There was also bogus forensic evidence. He writes, “I also participated in placing before the jury dubious testimony from a forensic pathologist that the shooter had to be left handed, even though there was no eye witness to the murder. And yes, Glenn Ford was left handed.”
He says, “All too late, I learned that the testimony was pure junk science at its evil worst.”
He was just 33 years old in 1984, and he called himself “arrogant, judgmental, narcissistic, and very full of myself.” He said, “I was not as interested in justice as I was in winning.”
This has been one of our chief critiques of prosecutors, as well as the adversarial legal system.
He writes, “After the death verdict in the Ford trial, I went out with others and celebrated with a few rounds of drinks. That’s sick. I had been entrusted with the duty to seek the death of a fellow human being, a very solemn task that certainly did not warrant any ‘celebration.’”
He has now turned against the death penalty. He writes, “This case is another example of the arbitrariness of the death penalty. I now realize, all too painfully, that as a young 33-year-old prosecutor, I was not capable of making a decision that could have led to the killing of another human being.”

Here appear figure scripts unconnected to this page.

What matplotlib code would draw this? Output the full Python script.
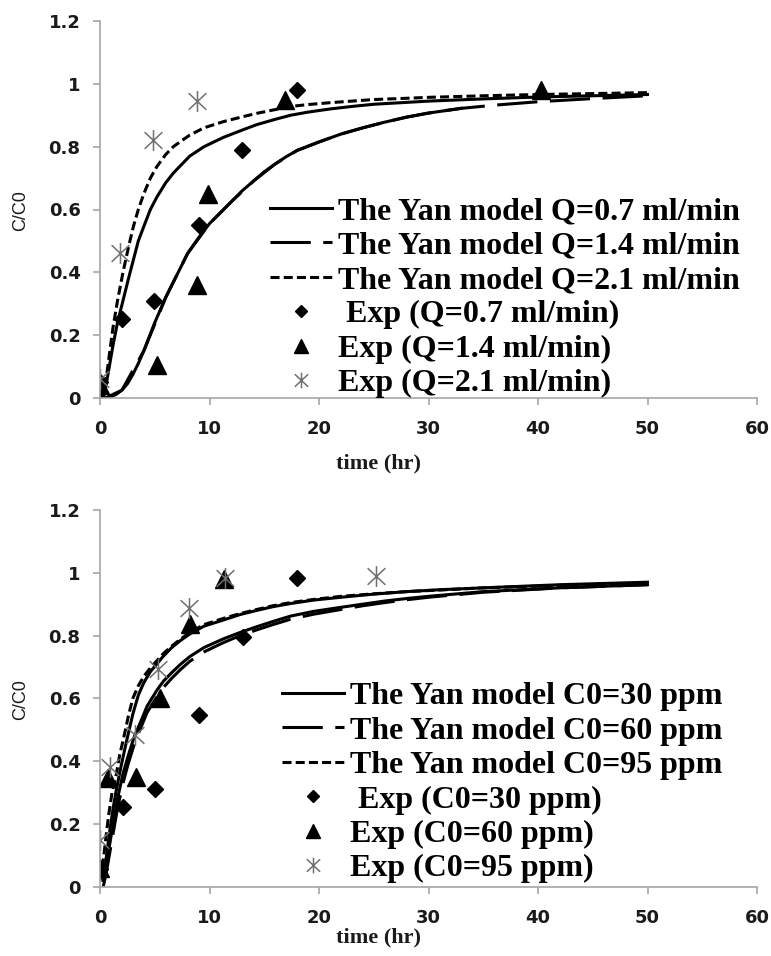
import numpy as np
import matplotlib.pyplot as plt
from matplotlib.path import Path

plt.rcParams['lines.scale_dashes'] = False

# ---- top panel: flow rate ----
# Yan model curves
top_t_q07 = [0.5, 1, 1.5, 2, 2.5, 3, 3.5, 4, 4.5, 5, 5.5, 6, 6.5, 7, 7.5, 8, 9, 10, 11, 12, 13, 14,
             15, 16, 17, 18, 20, 22, 24, 26, 28, 30, 33]
top_v_q07 = [0, 0.004, 0.012, 0.025, 0.045, 0.075, 0.11, 0.15, 0.195, 0.24, 0.28, 0.32, 0.355, 0.39,
             0.425, 0.46, 0.51, 0.555, 0.59, 0.625, 0.66, 0.69, 0.72, 0.745, 0.768, 0.788, 0.815,
             0.84, 0.86, 0.878, 0.894, 0.907, 0.922]
top_t_q14 = [0.5, 2, 4, 6, 8, 10, 12, 14, 16, 18, 20, 22, 24, 26, 28, 30, 33, 36, 40, 45, 50]
top_v_q14 = [0, 0.025, 0.15, 0.32, 0.46, 0.555, 0.625, 0.69, 0.745, 0.788, 0.815, 0.84, 0.86, 0.878,
             0.894, 0.907, 0.922, 0.932, 0.943, 0.953, 0.962]
top_t_q21 = [0, 0.3, 0.6, 0.9, 1.2, 1.6, 2.1, 2.6, 3.05, 3.5, 4, 4.6, 5.2, 6, 6.7, 7.5, 8.2, 9.5,
             11.3, 13, 14.3, 16, 17.4, 19, 21, 23, 25, 28, 30, 35, 40, 45, 50]
top_v_q21 = [0, 0.015, 0.07, 0.15, 0.227, 0.31, 0.40, 0.48, 0.546, 0.6, 0.65, 0.70, 0.737, 0.775,
             0.80, 0.82, 0.837, 0.86, 0.88, 0.895, 0.906, 0.918, 0.928, 0.934, 0.94, 0.945, 0.95,
             0.954, 0.957, 0.962, 0.966, 0.969, 0.972]
# extra unlabelled model curve (middle one)
top_t_mid = [0.3, 0.6, 0.9, 1.2, 1.6, 2.1, 2.6, 3.05, 3.5, 4, 4.6, 5.2, 6, 6.7, 7.5, 8.2, 9.5, 11.3,
             13, 14.3, 16, 17.4, 19, 21, 23, 25, 28, 30, 35, 40, 45, 50]
top_v_mid = [0, 0.05, 0.11, 0.17, 0.24, 0.31, 0.38, 0.44, 0.50, 0.546, 0.6, 0.64, 0.685, 0.716, 0.745,
             0.77, 0.80, 0.83, 0.853, 0.87, 0.887, 0.90, 0.91, 0.92, 0.928, 0.935, 0.941, 0.945,
             0.952, 0.958, 0.962, 0.966]
# experimental points
top_exp_t_q07 = [0, 2, 4.9, 9, 13, 18]
top_exp_v_q07 = [0.05, 0.25, 0.31, 0.55, 0.79, 0.98]
top_exp_t_q14 = [0, 5.2, 8.9, 9.9, 16.9, 40.3]
top_exp_v_q14 = [0.04, 0.105, 0.36, 0.65, 0.95, 0.98]
top_exp_t_q21 = [0, 1.8, 4.8, 8.9]
top_exp_v_q21 = [0.06, 0.46, 0.82, 0.945]

# ---- bottom panel: inlet concentration ----
bot_t_c30 = [0.3, 0.6, 0.9, 1.2, 1.5, 1.9, 2.4, 3.0, 3.5, 4.0, 4.6, 5.2, 5.8, 6.5, 7.3, 8.2, 9.5,
             11.3, 12.8, 14.3, 15.8, 17.4, 19.5, 22, 25, 28, 31, 35, 42, 50]
bot_v_c30 = [0.02, 0.1, 0.18, 0.25, 0.31, 0.38, 0.46, 0.55, 0.61, 0.65, 0.685, 0.71, 0.735, 0.76,
             0.783, 0.805, 0.83, 0.85, 0.867, 0.88, 0.892, 0.902, 0.913, 0.922, 0.932, 0.94, 0.946,
             0.952, 0.962, 0.97]
bot_t_c60 = [0.3, 0.6, 0.9, 1.2, 1.6, 2.1, 2.6, 3.1, 3.65, 4.3, 5.2, 5.8, 6.5, 7.3, 8.2, 9.5, 11.3,
             12.8, 14.3, 15.8, 17.4, 19.5, 22, 24, 26, 28, 30, 35, 42, 50]
bot_v_c60 = [0.0, 0.05, 0.11, 0.17, 0.25, 0.33, 0.395, 0.45, 0.5, 0.555, 0.605, 0.635, 0.662, 0.69,
             0.718, 0.748, 0.778, 0.8, 0.818, 0.835, 0.852, 0.868, 0.883, 0.895, 0.905, 0.914,
             0.922, 0.938, 0.952, 0.962]
bot_t_c95 = [0, 0.3, 0.55, 0.8, 1.1, 1.5, 1.8, 2.2, 2.6, 3.0, 3.5, 4.0, 4.6, 5.2, 5.8, 6.5, 7.3, 8.2,
             9.5, 11.3, 12.8, 14.3, 15.8, 17.4, 19.5, 22, 25, 28, 31, 35, 42, 50]
bot_v_c95 = [0.02, 0.085, 0.16, 0.23, 0.3, 0.36, 0.42, 0.48, 0.545, 0.6, 0.64, 0.67, 0.697, 0.72,
             0.743, 0.765, 0.787, 0.81, 0.835, 0.855, 0.87, 0.883, 0.895, 0.905, 0.915, 0.925,
             0.933, 0.94, 0.945, 0.952, 0.96, 0.967]
bot_t_mid = [0.3, 0.6, 0.9, 1.2, 1.6, 2.1, 2.6, 3.1, 3.65, 4.3, 5.2, 5.8, 6.5, 7.3, 8.2, 9.5, 11.3,
             12.8, 14.3, 15.8, 17.4, 19.5, 22, 24, 26, 28, 30, 35, 42, 50]
bot_v_mid = [0.02, 0.08, 0.138, 0.2, 0.28, 0.36, 0.42, 0.475, 0.52, 0.575, 0.626, 0.655, 0.68, 0.707,
             0.733, 0.762, 0.79, 0.81, 0.828, 0.845, 0.862, 0.877, 0.89, 0.9, 0.91, 0.918, 0.925,
             0.94, 0.952, 0.962]
bot_exp_t_c30 = [0, 2.07, 5, 9, 13.1, 18]
bot_exp_v_c30 = [0.055, 0.253, 0.31, 0.547, 0.794, 0.982]
bot_exp_t_c60 = [0, 0.76, 3.3, 5.5, 8.2, 11.3]
bot_exp_v_c60 = [0.06, 0.345, 0.35, 0.6, 0.837, 0.979]
bot_exp_t_c95 = [0, 0.9, 3.2, 5.3, 8.1, 11.4, 25.2]
bot_exp_v_c95 = [0.149, 0.382, 0.483, 0.693, 0.887, 0.982, 0.99]

top_labels = ['The Yan model Q=0.7 ml/min', 'The Yan model Q=1.4 ml/min', 'The Yan model Q=2.1 ml/min',
              ' Exp (Q=0.7 ml/min)', 'Exp (Q=1.4 ml/min)', 'Exp (Q=2.1 ml/min)']
bot_labels = ['The Yan model C0=30 ppm', 'The Yan model C0=60 ppm', 'The Yan model C0=95 ppm',
              ' Exp (C0=30 ppm)', 'Exp (C0=60 ppm)', 'Exp (C0=95 ppm)']

x_ticks = [0, 10, 20, 30, 40, 50, 60]
y_ticks = [0, 0.2, 0.4, 0.6, 0.8, 1.0, 1.2]
y_ticklabels = ['0', '0.2', '0.4', '0.6', '0.8', '1', '1.2']

# asterisk marker like Excel's (vertical bar + x)
star = Path([(0, -1), (0, 1), (-0.85, -0.8), (0.85, 0.8), (-0.85, 0.8), (0.85, -0.8)],
            [Path.MOVETO, Path.LINETO, Path.MOVETO, Path.LINETO, Path.MOVETO, Path.LINETO])

LW = 2.2
LONG = (0, (29, 9))
SHORT = (0, (6.5, 3))
AXCOL = '#a6a6a6'


def draw_panel(ax, curves, extra, pts, labels, leg_anchor):
    (t1, v1), (t2, v2), (t3, v3) = curves
    ax.plot(extra[0], extra[1], color='black', lw=LW, label='_nolegend_')
    h1, = ax.plot(t1, v1, color='black', lw=LW, ls='-')
    h2, = ax.plot(t2, v2, color='black', lw=LW, ls=LONG)
    h3, = ax.plot(t3, v3, color='black', lw=LW, ls=SHORT)
    (pt1, pv1), (pt2, pv2), (pt3, pv3) = pts
    h4, = ax.plot(pt1, pv1, ls='none', marker='D', ms=8.5, color='black')
    h5, = ax.plot(pt2, pv2, ls='none', marker='^', ms=12.5, color='black')
    h6, = ax.plot(pt3, pv3, ls='none', marker=star, ms=15, mec='#707070', mew=1.1, mfc='none')

    ax.set_xlim(0, 60)
    ax.set_ylim(0, 1.2)
    ax.set_xticks(x_ticks)
    ax.set_yticks(y_ticks)
    ax.set_yticklabels(y_ticklabels)
    for s in ['top', 'right']:
        ax.spines[s].set_visible(False)
    for s in ['left', 'bottom']:
        ax.spines[s].set_color(AXCOL)
        ax.spines[s].set_linewidth(1.2)
    ax.tick_params(axis='both', direction='out', length=5, width=1.2, color=AXCOL,
                   labelsize=13, labelcolor='#1a1a1a')
    ax.tick_params(axis='x', pad=11)
    ax.tick_params(axis='y', pad=9)
    for lab in ax.get_xticklabels() + ax.get_yticklabels():
        lab.set_fontweight('bold')
        lab.set_family('DejaVu Sans')

    ax.legend([h1, h2, h3, h4, h5, h6], labels, loc='upper left', bbox_to_anchor=leg_anchor,
              frameon=False, prop={'family': 'Liberation Serif', 'weight': 'bold', 'size': 23},
              handlelength=1.94, handletextpad=0.2, labelspacing=0.16, borderpad=0,
              borderaxespad=0, numpoints=1, markerscale=0.75)


fig = plt.figure(figsize=(7.71, 9.56), dpi=100)
ax1 = fig.add_axes([100 / 771, 1 - 398 / 956, 657 / 771, 377 / 956])
ax2 = fig.add_axes([100 / 771, 1 - 886.7 / 956, 657 / 771, 376.7 / 956])

draw_panel(ax1,
           [(top_t_q07, top_v_q07), (top_t_q14, top_v_q14), (top_t_q21, top_v_q21)],
           (top_t_mid, top_v_mid),
           [(top_exp_t_q07, top_exp_v_q07), (top_exp_t_q14, top_exp_v_q14), (top_exp_t_q21, top_exp_v_q21)],
           top_labels, (0.2587, 0.534))
draw_panel(ax2,
           [(bot_t_c30, bot_v_c30), (bot_t_c60, bot_v_c60), (bot_t_c95, bot_v_c95)],
           (bot_t_mid, bot_v_mid),
           [(bot_exp_t_c30, bot_exp_v_c30), (bot_exp_t_c60, bot_exp_v_c60), (bot_exp_t_c95, bot_exp_v_c95)],
           bot_labels, (0.277, 0.544))

for ycen_lab, ycen_time in [(211, 463), (700, 937)]:
    fig.text(21 / 771, 1 - ycen_lab / 956, 'C/C0', rotation=90, ha='center', va='center',
             family='Liberation Sans', fontsize=13, color='#1a1a1a')
    fig.text(378 / 771, 1 - ycen_time / 956, 'time (hr)', ha='center', va='center',
             family='Liberation Serif', fontweight='bold', fontsize=16, color='#1a1a1a')

fig.savefig('out.png', dpi=100)
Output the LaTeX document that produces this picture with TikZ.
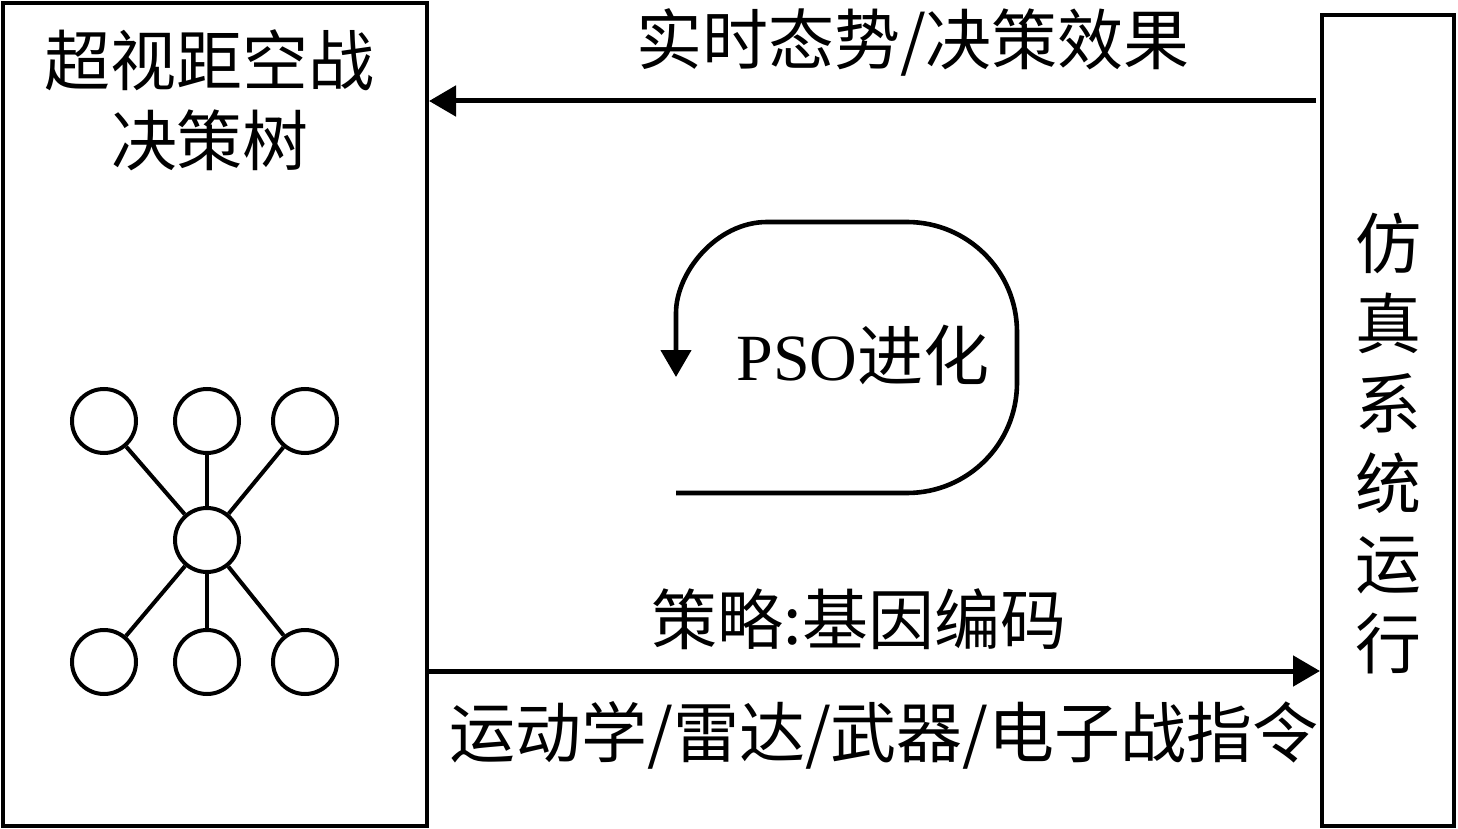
\documentclass[tikz,border=0pt]{standalone}
\usepackage{fontspec}
\setmainfont{Noto Sans CJK SC}
\newfontfamily\latfont{Liberation Serif}
\usetikzlibrary{arrows.meta}
\begin{document}
\begin{tikzpicture}[x=0.5pt,y=-0.5pt,
  box/.style={draw,line width=2pt,rectangle,inner sep=0pt},
  leaf/.style={draw,line width=2pt,circle,minimum size=32pt,inner sep=0pt},
  edge/.style={line width=2pt},
  arr/.style={line width=2.5pt,-{Triangle[length=13.5pt,width=15pt]}},
  lbl/.style={font=\fontsize{33pt}{40pt}\selectfont,inner sep=0pt,align=center}]
\useasboundingbox (0,0) rectangle (1458,829);
% boxes
\node[box,minimum width=212pt,minimum height=411.5pt] (L) at (215,414.5) {};
\node[box,minimum width=66pt,minimum height=405.5pt] (R) at (1388,420.5) {};
% box titles
\node[lbl] (Ltitle) at (210,100) {超视距空战\\决策树};
\node[lbl] (Rtitle) at (1388,444) {仿\\真\\系\\统\\运\\行};
% tree
\node[leaf] (t1) at (104,421) {};
\node[leaf] (t2) at (207,421) {};
\node[leaf] (t3) at (305,421) {};
\node[leaf] (c) at (207,540) {};
\node[leaf] (b1) at (104,662) {};
\node[leaf] (b2) at (207,662) {};
\node[leaf] (b3) at (305,662) {};
\foreach \n in {t1,t2,t3,b1,b2,b3} \draw[edge] (c) -- (\n);
% arrows
\coordinate (yA) at (0,101);
\coordinate (yB) at (0,671);
\draw[arr] ([xshift=-2pt]R.west |- yA) -- (L.east |- yA);
\draw[arr] (L.east |- yB) -- (R.west |- yB);
\node[lbl] (topl) at (913,42) {实时态势/决策效果};
\node[lbl] (midl) at (859,619) {策略:基因编码};
\node[lbl] (botl) at (884,735) {运动学/雷达/武器/电子战指令};
% PSO loop
\node[lbl] (pso) at (863,355) {{\latfont PSO}进化};
\coordinate (ls) at (676,493);
\coordinate (le) at (676,377);
\draw[line width=2.3pt,-{Triangle[length=13.5pt,width=15pt]}]
  (ls) -- (907,493)
  .. controls (967.8,493) and (1017,443.8) .. (1017,383)
  -- (1017,332)
  .. controls (1017,271.2) and (967.8,222) .. (907,222)
  -- (767,222)
  .. controls (716.7,222) and (676,272.3) .. (676,313)
  -- (le);
\end{tikzpicture}
\end{document}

He continues, “No one should be given the ability to impose a sentence of death in any criminal proceeding. We are simply incapable of devising a system that can fairly and impartially impose a sentence of death because we are all fallible human beings.
“The clear reality is that the death penalty is an anathema to any society that purports to call itself civilized. It is an abomination that continues to scar the fibers of this society and it will continue to do so until this barbaric penalty is outlawed. Until then, we will live in a land that condones state assisted revenge and that is not justice in any form or fashion.
“I end with the hope that providence will have more mercy for me than I showed Glenn Ford. But, I am also sobered by the realization that I certainly am not deserving of it.”
I disagree with Mr. Stroud on his last point. Unlike many in the same situation, he has not sought out false solace and buried his responsibility behind the arguments of good faith and due diligence.
Instead, he shines the light so that we might see why prosecutors need to take all possible steps to follow leads, even if those leads mean they cannot prosecute the defendant.